SET TASK:
Word for word, give the material below again, minus any images.

PROVIDED MATERIAL:
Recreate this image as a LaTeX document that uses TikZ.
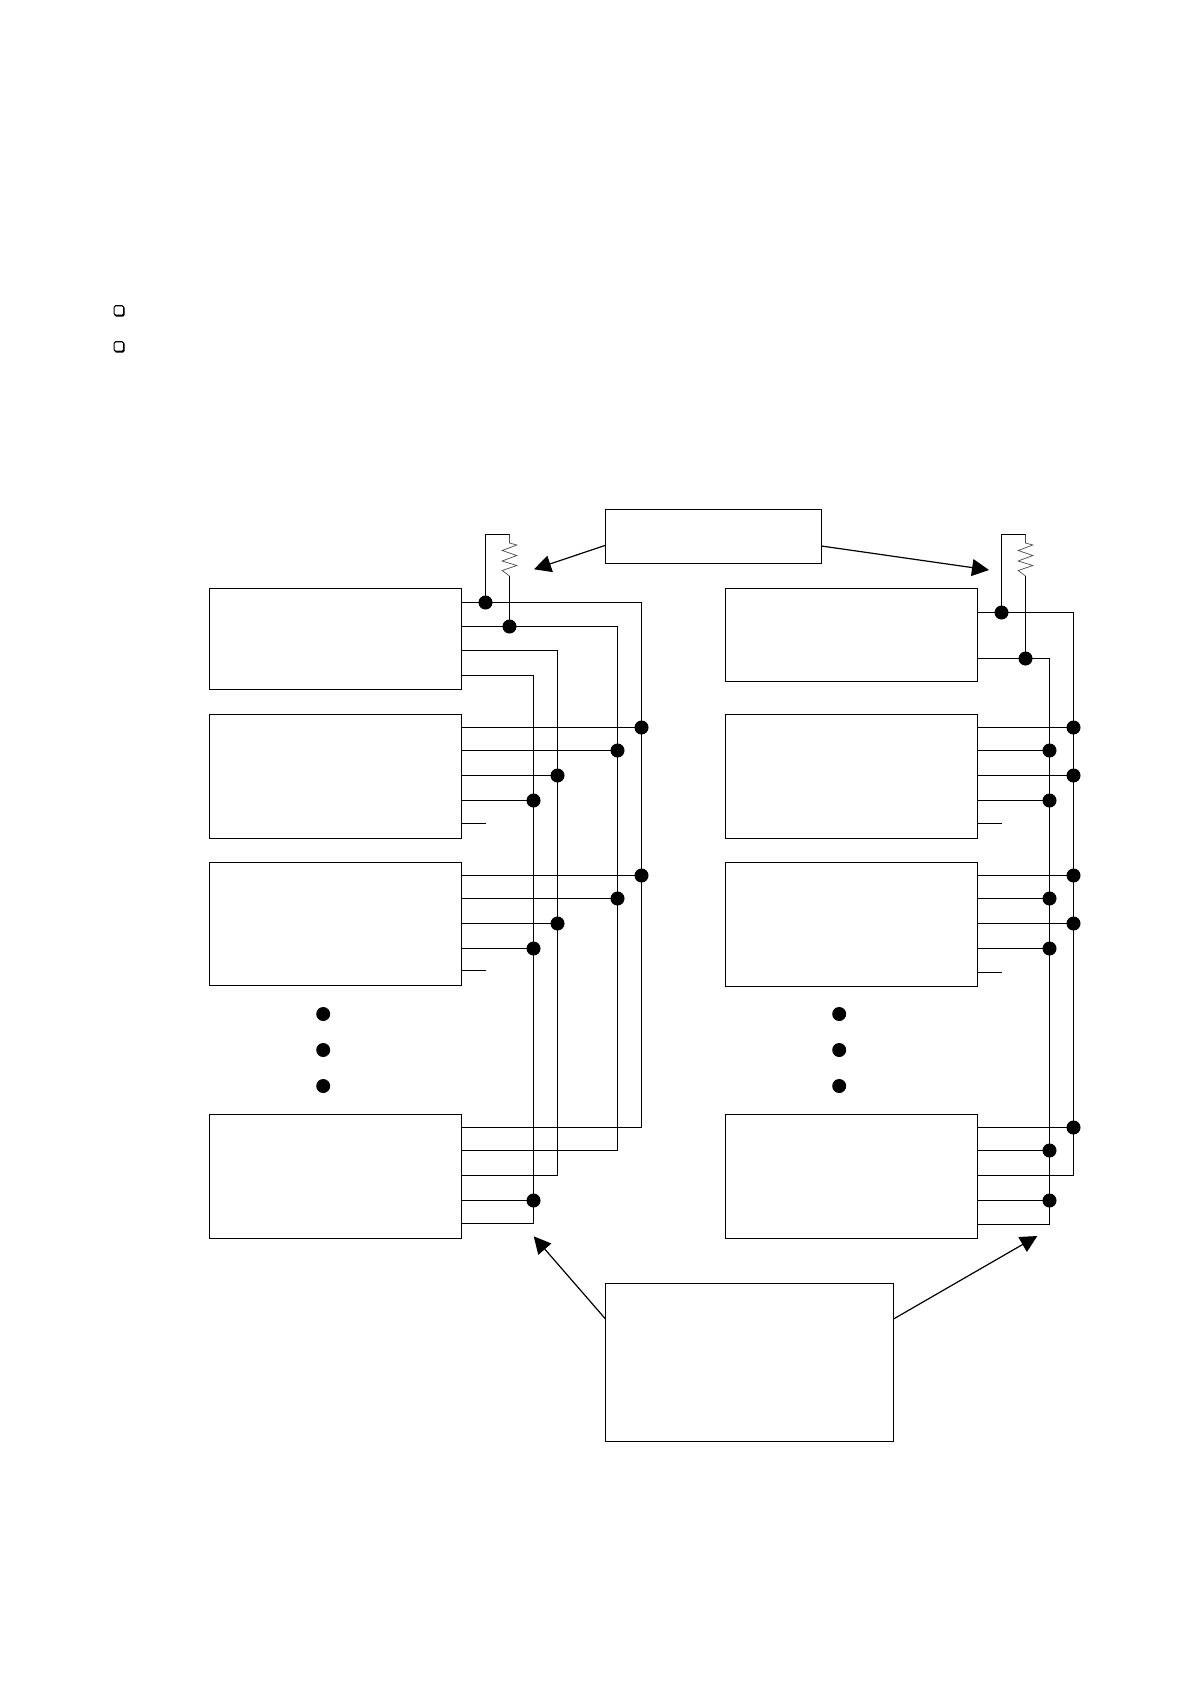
\documentclass[tikz,border=0pt]{standalone}
\usetikzlibrary{arrows.meta}
\tikzset{
  box/.style={draw=black,line width=1.2pt,fill=none,inner sep=0pt,outer sep=0pt,anchor=north west},
  wire/.style={draw=black,line width=1.2pt},
  dot/.style={circle,fill=black,draw=none,minimum size=14pt,inner sep=0pt,outer sep=0pt},
  bigdot/.style={circle,fill=black,draw=none,minimum size=14pt,inner sep=0pt,outer sep=0pt},
  res/.style={draw=black!70,line width=0.7pt},
  pointer/.style={draw=black,line width=1.2pt,-{Triangle[length=17pt,width=17pt]},shorten >=0pt},
  check/.style={draw=black,line width=1.1pt,rounded corners=1.5pt,minimum size=9.5pt,inner sep=0pt,outer sep=0pt,fill=white}
}
\begin{document}
\begin{tikzpicture}[x=1pt,y=-1pt]
\useasboundingbox[fill=white] (0,0) rectangle (1190,1684);
% check bullets
\foreach \nm/\yy in {ca/310.5,cb/346.5}{
  \fill[black,rounded corners=1.5pt] (114.5,\yy-4.5) rectangle (124.5,\yy+6);
  \node[check] (\nm) at (118.8,\yy) {};
}
% boxes
\node[box,minimum width=216pt,minimum height=54pt] (T) at (605.5,509.5) {};
\node[box,minimum width=288pt,minimum height=158pt] (B) at (605.5,1283.5) {};
\node[box,minimum width=252pt,minimum height=101pt] (L1) at (209.5,588.5) {};
\node[box,minimum width=252pt,minimum height=124pt] (L2) at (209.5,714.5) {};
\node[box,minimum width=252pt,minimum height=123pt] (L3) at (209.5,862.5) {};
\node[box,minimum width=252pt,minimum height=124pt] (L4) at (209.5,1114.5) {};
\node[box,minimum width=252pt,minimum height=93pt] (R1) at (725.5,588.5) {};
\node[box,minimum width=252pt,minimum height=124pt] (R2) at (725.5,714.5) {};
\node[box,minimum width=252pt,minimum height=124pt] (R3) at (725.5,862.5) {};
\node[box,minimum width=252pt,minimum height=124pt] (R4) at (725.5,1114.5) {};
% ellipsis dots
\foreach \nm/\xx/\yy in {ea/323.2/1014,eb/323.2/1050,ec/323.2/1086,fa/839.2/1014,fb/839.2/1050,fc/839.2/1086}{
  \node[bigdot] (\nm) at (\xx,\yy) {};
}
% named corner points, left bus
\coordinate (la) at (641.5,602.5); \coordinate (lb) at (617.5,626.5);
\coordinate (lc) at (557.5,650.5); \coordinate (ld) at (533.5,675.5);
\coordinate (lae) at (641.5,1127.5); \coordinate (lbe) at (617.5,1150.5);
\coordinate (lce) at (557.5,1175.5); \coordinate (lde) at (533.5,1223.5);
% named corner points, right bus
\coordinate (ra) at (1073.5,612.5); \coordinate (rb) at (1049.5,658.5);
\coordinate (rae) at (1073.5,1175.5); \coordinate (rbe) at (1049.5,1224.5);
% left bus
\draw[wire] (L1.east |- la) -- (la) -- (lae) -- (L4.east |- lae);
\draw[wire] (L1.east |- lb) -- (lb) -- (lbe) -- (L4.east |- lbe);
\draw[wire] (L1.east |- lc) -- (lc) -- (lce) -- (L4.east |- lce);
\draw[wire] (L1.east |- ld) -- (ld) -- (lde) -- (L4.east |- lde);
% right bus
\draw[wire] (R1.east |- ra) -- (ra) -- (rae) -- (R4.east |- rae);
\draw[wire] (R1.east |- rb) -- (rb) -- (rbe) -- (R4.east |- rbe);
% junction dots on bus rows
\foreach \rw/\ya/\yb/\yc/\yd/\ye/\yf in {2/727.5/750.5/775.5/800.5/823.5/823.5,3/875.5/898.5/923.5/948.5/970.5/972.5}{
  \node[dot] (La\rw) at (641.5,\ya) {};
  \node[dot] (Lb\rw) at (617.5,\yb) {};
  \node[dot] (Lc\rw) at (557.5,\yc) {};
  \node[dot] (Ld\rw) at (533.5,\yd) {};
  \coordinate (Ls\rw) at (485.5,\ye);
  \node[dot] (Ra\rw) at (1073.5,\ya) {};
  \node[dot] (Rb\rw) at (1049.5,\yb) {};
  \node[dot] (Rc\rw) at (1073.5,\yc) {};
  \node[dot] (Rd\rw) at (1049.5,\yd) {};
  \coordinate (Rs\rw) at (1002,\yf);
  \draw[wire] (L\rw.east |- La\rw) -- (La\rw);
  \draw[wire] (L\rw.east |- Lb\rw) -- (Lb\rw);
  \draw[wire] (L\rw.east |- Lc\rw) -- (Lc\rw);
  \draw[wire] (L\rw.east |- Ld\rw) -- (Ld\rw);
  \draw[wire] (L\rw.east |- Ls\rw) -- (Ls\rw);
  \draw[wire] (R\rw.east |- Ra\rw) -- (Ra\rw);
  \draw[wire] (R\rw.east |- Rb\rw) -- (Rb\rw);
  \draw[wire] (R\rw.east |- Rc\rw) -- (Rc\rw);
  \draw[wire] (R\rw.east |- Rd\rw) -- (Rd\rw);
  \draw[wire] (R\rw.east |- Rs\rw) -- (Rs\rw);
}
% bottom row
\node[dot] (Ld4) at (533.5,1200.5) {};
\draw[wire] (L4.east |- Ld4) -- (Ld4);
\node[dot] (Ra4) at (1073.5,1127.5) {};
\node[dot] (Rb4) at (1049.5,1150.5) {};
\node[dot] (Rd4) at (1049.5,1200.5) {};
\draw[wire] (R4.east |- Ra4) -- (Ra4);
\draw[wire] (R4.east |- Rb4) -- (Rb4);
\draw[wire] (R4.east |- Rd4) -- (Rd4);
% pull-up resistors
\node[dot] (pa) at (485.5,602.5) {};
\node[dot] (pb) at (509.5,626.5) {};
\coordinate (ptl) at (485.5,534.5); \coordinate (ptr) at (509.5,534.5);
\coordinate (prb) at (509.5,576);
\draw[wire] (pa) -- (ptl) -- (ptr);
\draw[wire] (prb) -- (pb);
\draw[res] (ptr) -- (509.5,543) -- ++(7.3,2) -- ++(-14.6,5.5) -- ++(14.6,5) -- ++(-14.6,5.5) -- ++(14.6,4.5) -- ++(-14.6,5) -- (prb);
\node[dot] (qa) at (1001.5,612.5) {};
\node[dot] (qb) at (1025.5,658.5) {};
\coordinate (qtl) at (1001.5,534.5); \coordinate (qtr) at (1025.5,534.5);
\coordinate (qrb) at (1025.5,576);
\draw[wire] (qa) -- (qtl) -- (qtr);
\draw[wire] (qrb) -- (qb);
\draw[res] (qtr) -- (1025.5,543) -- ++(7.3,2) -- ++(-14.6,5.5) -- ++(14.6,5) -- ++(-14.6,5.5) -- ++(14.6,4.5) -- ++(-14.6,5) -- (qrb);
% pointers
\coordinate (ta) at (534,569.3); \coordinate (tb) at (989,570);
\coordinate (tc) at (533.7,1236.3); \coordinate (td) at (1037.3,1236);
\draw[pointer] (T.west |- 0,545.3) -- (ta);
\draw[pointer] (T.east |- 0,546) -- (tb);
\draw[pointer] (B.west |- 0,1319) -- (tc);
\draw[pointer] (B.east |- 0,1319) -- (td);
\end{tikzpicture}
\end{document}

CORRECT RESULT:
Recreate this image as a LaTeX document that uses TikZ.
\documentclass[tikz,border=0pt]{standalone}
\usetikzlibrary{arrows.meta}
\tikzset{
  box/.style={draw=black,line width=1.2pt,fill=none,inner sep=0pt,outer sep=0pt,anchor=north west},
  wire/.style={draw=black,line width=1.2pt},
  dot/.style={circle,fill=black,draw=none,minimum size=14pt,inner sep=0pt,outer sep=0pt},
  bigdot/.style={circle,fill=black,draw=none,minimum size=14pt,inner sep=0pt,outer sep=0pt},
  res/.style={draw=black!70,line width=0.7pt},
  pointer/.style={draw=black,line width=1.2pt,-{Triangle[length=17pt,width=17pt]},shorten >=0pt},
  check/.style={draw=black,line width=1.1pt,rounded corners=1.5pt,minimum size=9.5pt,inner sep=0pt,outer sep=0pt,fill=white}
}
\begin{document}
\begin{tikzpicture}[x=1pt,y=-1pt]
\useasboundingbox[fill=white] (0,0) rectangle (1190,1684);
% check bullets
\foreach \nm/\yy in {ca/310.5,cb/346.5}{
  \fill[black,rounded corners=1.5pt] (114.5,\yy-4.5) rectangle (124.5,\yy+6);
  \node[check] (\nm) at (118.8,\yy) {};
}
% boxes
\node[box,minimum width=216pt,minimum height=54pt] (T) at (605.5,509.5) {};
\node[box,minimum width=288pt,minimum height=158pt] (B) at (605.5,1283.5) {};
\node[box,minimum width=252pt,minimum height=101pt] (L1) at (209.5,588.5) {};
\node[box,minimum width=252pt,minimum height=124pt] (L2) at (209.5,714.5) {};
\node[box,minimum width=252pt,minimum height=123pt] (L3) at (209.5,862.5) {};
\node[box,minimum width=252pt,minimum height=124pt] (L4) at (209.5,1114.5) {};
\node[box,minimum width=252pt,minimum height=93pt] (R1) at (725.5,588.5) {};
\node[box,minimum width=252pt,minimum height=124pt] (R2) at (725.5,714.5) {};
\node[box,minimum width=252pt,minimum height=124pt] (R3) at (725.5,862.5) {};
\node[box,minimum width=252pt,minimum height=124pt] (R4) at (725.5,1114.5) {};
% ellipsis dots
\foreach \nm/\xx/\yy in {ea/323.2/1014,eb/323.2/1050,ec/323.2/1086,fa/839.2/1014,fb/839.2/1050,fc/839.2/1086}{
  \node[bigdot] (\nm) at (\xx,\yy) {};
}
% named corner points, left bus
\coordinate (la) at (641.5,602.5); \coordinate (lb) at (617.5,626.5);
\coordinate (lc) at (557.5,650.5); \coordinate (ld) at (533.5,675.5);
\coordinate (lae) at (641.5,1127.5); \coordinate (lbe) at (617.5,1150.5);
\coordinate (lce) at (557.5,1175.5); \coordinate (lde) at (533.5,1223.5);
% named corner points, right bus
\coordinate (ra) at (1073.5,612.5); \coordinate (rb) at (1049.5,658.5);
\coordinate (rae) at (1073.5,1175.5); \coordinate (rbe) at (1049.5,1224.5);
% left bus
\draw[wire] (L1.east |- la) -- (la) -- (lae) -- (L4.east |- lae);
\draw[wire] (L1.east |- lb) -- (lb) -- (lbe) -- (L4.east |- lbe);
\draw[wire] (L1.east |- lc) -- (lc) -- (lce) -- (L4.east |- lce);
\draw[wire] (L1.east |- ld) -- (ld) -- (lde) -- (L4.east |- lde);
% right bus
\draw[wire] (R1.east |- ra) -- (ra) -- (rae) -- (R4.east |- rae);
\draw[wire] (R1.east |- rb) -- (rb) -- (rbe) -- (R4.east |- rbe);
% junction dots on bus rows
\foreach \rw/\ya/\yb/\yc/\yd/\ye/\yf in {2/727.5/750.5/775.5/800.5/823.5/823.5,3/875.5/898.5/923.5/948.5/970.5/972.5}{
  \node[dot] (La\rw) at (641.5,\ya) {};
  \node[dot] (Lb\rw) at (617.5,\yb) {};
  \node[dot] (Lc\rw) at (557.5,\yc) {};
  \node[dot] (Ld\rw) at (533.5,\yd) {};
  \coordinate (Ls\rw) at (485.5,\ye);
  \node[dot] (Ra\rw) at (1073.5,\ya) {};
  \node[dot] (Rb\rw) at (1049.5,\yb) {};
  \node[dot] (Rc\rw) at (1073.5,\yc) {};
  \node[dot] (Rd\rw) at (1049.5,\yd) {};
  \coordinate (Rs\rw) at (1002,\yf);
  \draw[wire] (L\rw.east |- La\rw) -- (La\rw);
  \draw[wire] (L\rw.east |- Lb\rw) -- (Lb\rw);
  \draw[wire] (L\rw.east |- Lc\rw) -- (Lc\rw);
  \draw[wire] (L\rw.east |- Ld\rw) -- (Ld\rw);
  \draw[wire] (L\rw.east |- Ls\rw) -- (Ls\rw);
  \draw[wire] (R\rw.east |- Ra\rw) -- (Ra\rw);
  \draw[wire] (R\rw.east |- Rb\rw) -- (Rb\rw);
  \draw[wire] (R\rw.east |- Rc\rw) -- (Rc\rw);
  \draw[wire] (R\rw.east |- Rd\rw) -- (Rd\rw);
  \draw[wire] (R\rw.east |- Rs\rw) -- (Rs\rw);
}
% bottom row
\node[dot] (Ld4) at (533.5,1200.5) {};
\draw[wire] (L4.east |- Ld4) -- (Ld4);
\node[dot] (Ra4) at (1073.5,1127.5) {};
\node[dot] (Rb4) at (1049.5,1150.5) {};
\node[dot] (Rd4) at (1049.5,1200.5) {};
\draw[wire] (R4.east |- Ra4) -- (Ra4);
\draw[wire] (R4.east |- Rb4) -- (Rb4);
\draw[wire] (R4.east |- Rd4) -- (Rd4);
% pull-up resistors
\node[dot] (pa) at (485.5,602.5) {};
\node[dot] (pb) at (509.5,626.5) {};
\coordinate (ptl) at (485.5,534.5); \coordinate (ptr) at (509.5,534.5);
\coordinate (prb) at (509.5,576);
\draw[wire] (pa) -- (ptl) -- (ptr);
\draw[wire] (prb) -- (pb);
\draw[res] (ptr) -- (509.5,543) -- ++(7.3,2) -- ++(-14.6,5.5) -- ++(14.6,5) -- ++(-14.6,5.5) -- ++(14.6,4.5) -- ++(-14.6,5) -- (prb);
\node[dot] (qa) at (1001.5,612.5) {};
\node[dot] (qb) at (1025.5,658.5) {};
\coordinate (qtl) at (1001.5,534.5); \coordinate (qtr) at (1025.5,534.5);
\coordinate (qrb) at (1025.5,576);
\draw[wire] (qa) -- (qtl) -- (qtr);
\draw[wire] (qrb) -- (qb);
\draw[res] (qtr) -- (1025.5,543) -- ++(7.3,2) -- ++(-14.6,5.5) -- ++(14.6,5) -- ++(-14.6,5.5) -- ++(14.6,4.5) -- ++(-14.6,5) -- (qrb);
% pointers
\coordinate (ta) at (534,569.3); \coordinate (tb) at (989,570);
\coordinate (tc) at (533.7,1236.3); \coordinate (td) at (1037.3,1236);
\draw[pointer] (T.west |- 0,545.3) -- (ta);
\draw[pointer] (T.east |- 0,546) -- (tb);
\draw[pointer] (B.west |- 0,1319) -- (tc);
\draw[pointer] (B.east |- 0,1319) -- (td);
\end{tikzpicture}
\end{document}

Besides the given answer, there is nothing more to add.